Originally Posted by
Check Essential
Interesting that he made that comment considering the discussion we've had over the last couple days.
The reporter asked them directly "How are you going to afford that new pilot sontract?".
They start talking about the scope relief, increased productivity, etc. etc.
All the givebacks they got from the pilots.
Ed pipes in and says flat out we can afford it because we reduced the profit sharing.
Just curious, how much does the profit sharing reduction
for pilots save Delta?
Considering that profit sharing above $2.5 billion is unchanged, the max profit sharing pool is currently 15% of that $2.5 billion ($375 million). At 10% the total pool becomes $250 million. That's $125 million max total savings. Pilots are about 1/3 of the payroll and profit sharing pool. That means
the max savings is $42 million if the company made $2.5 billion.
Currently 1% of direct pilot pay is about $17 million, rolled up with benefits it's about $20 million (not including frozen pension funding). How does that math work out?

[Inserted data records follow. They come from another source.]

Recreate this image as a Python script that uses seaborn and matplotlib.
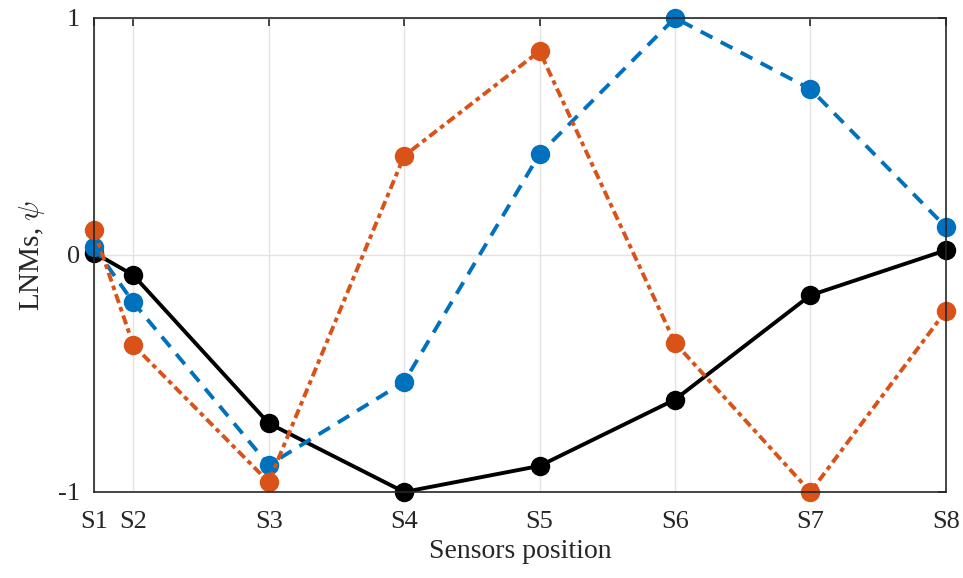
import pandas as pd
import matplotlib
matplotlib.use("Agg")
import matplotlib.pyplot as plt
import seaborn as sns

# Sensor labels and their positions along the x axis
sensors = ['S1', 'S2', 'S3', 'S4', 'S5', 'S6', 'S7', 'S8']
positions = [0.0, 0.29, 1.29, 2.29, 3.29, 4.29, 5.29, 6.29]

# Mode shape values
mode1 = [0.01, -0.085, -0.71, -1.0, -0.89, -0.61, -0.17, 0.02]
mode2 = [0.035, -0.20, -0.886, -0.536, 0.426, 1.0, 0.70, 0.118]
mode3 = [0.105, -0.38, -0.958, 0.418, 0.86, -0.371, -1.0, -0.236]

sns.set_style("white")
plt.rcParams['font.family'] = ['Liberation Serif', 'DejaVu Serif']
plt.rcParams['mathtext.fontset'] = 'cm'

fig = plt.figure(figsize=(9.63, 5.78), dpi=100)
ax = fig.add_axes([0.0976, 0.1488, 0.9822 - 0.0976, 0.9689 - 0.1488])

series = [
    (mode1, 'black', '-'),
    (mode2, '#0072BD', (0, (3.4, 2.4))),
    (mode3, '#D95319', (0, (2.4, 1.1, 1.2, 1.1))),
]
for values, color, ls in series:
    df = pd.DataFrame({'x': positions, 'y': values})
    sns.lineplot(data=df, x='x', y='y', ax=ax, color=color, linestyle=ls,
                 linewidth=2.8, marker='o', markersize=14, markeredgewidth=0,
                 markerfacecolor=color, sort=False, clip_on=False, zorder=3)

ax.set_xlim(positions[0], positions[-1])
ax.set_ylim(-1, 1)
ax.set_xticks(positions)
ax.set_xticklabels(sensors)
ax.set_yticks([-1, 0, 1])
ax.set_yticklabels(['-1', '0', '1'])

ax.grid(True, color='#e3e3e3', linewidth=1.0)
ax.set_axisbelow(True)
ax.tick_params(direction='in', top=True, right=True, length=6, width=1.2,
               labelsize=19, colors='#262626')
ax.tick_params(axis='x', pad=14)
ax.tick_params(axis='y', pad=10)
for sp in ax.spines.values():
    sp.set_color('#262626')
    sp.set_linewidth(1.2)
    sp.set_zorder(4)

ax.set_xlabel('Sensors position', fontsize=20, color='#262626', labelpad=4)
ax.set_ylabel(r'LNMs, $\psi$', fontsize=21, color='#262626', labelpad=8)

fig.savefig('out.png', dpi=100)
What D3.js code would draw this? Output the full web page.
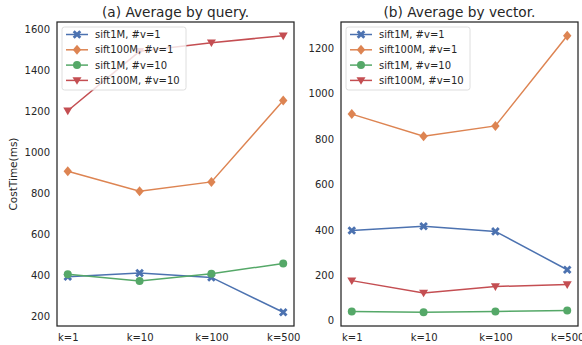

So the "big bucks" you have commented on are a maximum of $42 million. If Delta were to make a profit equivalent to last year it's about $30 million. Instead you're getting pay (whether we make a profit or not) that'll be over $220 million more than the previous year.
Even if Ed rolled all the profit sharing savings from the non-contract personnel into our pay, it doesn't cover the increase.